ELOQUENT youngsters met at Leehurst Swan School last week to compete for places in the next round of the Rotary Club of Great Britain’s annual Youth Speaks contest.

Besides Leehurst Swan, teams had been entered by Burgate, Godolphin and Bishop Wordsworth’s schools on topics ranging from the effects of texting on English, to the use of child labour in clothing manufacture, to failure in the prison system.

Each team comprised a chairman, speaker and proposer, with marks awarded for the construction and content of the talk and its effect on the audience.

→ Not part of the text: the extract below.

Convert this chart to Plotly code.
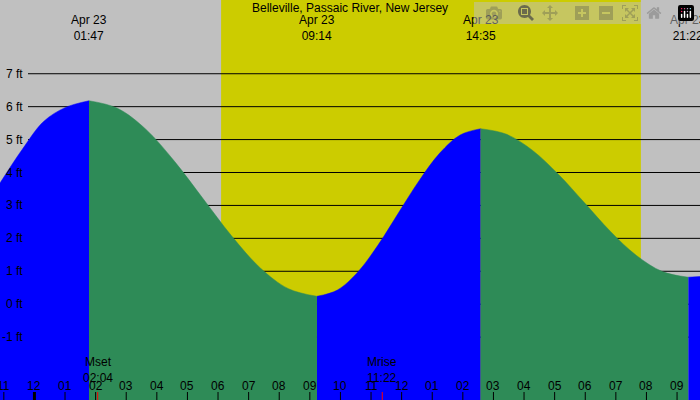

The judges also looked for clear enunciation, audibility, an easy manner and humour.

In a very closely-fought contest the judges eventually decided that the senior team comprising Tom Bostock, Euan Godbold and Simon Jagoe of Bishop Wordsworth’s School - whose entry was called Why Prison? - and the intermediate team also from Bishop Wordsworth’s of Gareth Hancock, Andrew White and Conor Hocking - will go through to the next round of the competition, in Stockbridge on March 5. There are five heats in the national contest, which has attracted entries from all over the UK.

Presenting certificates to the teams, Salisbury Rotary Club President Dr Steve Marriott said the confidence shown by all the speakers had been “quite remarkable”.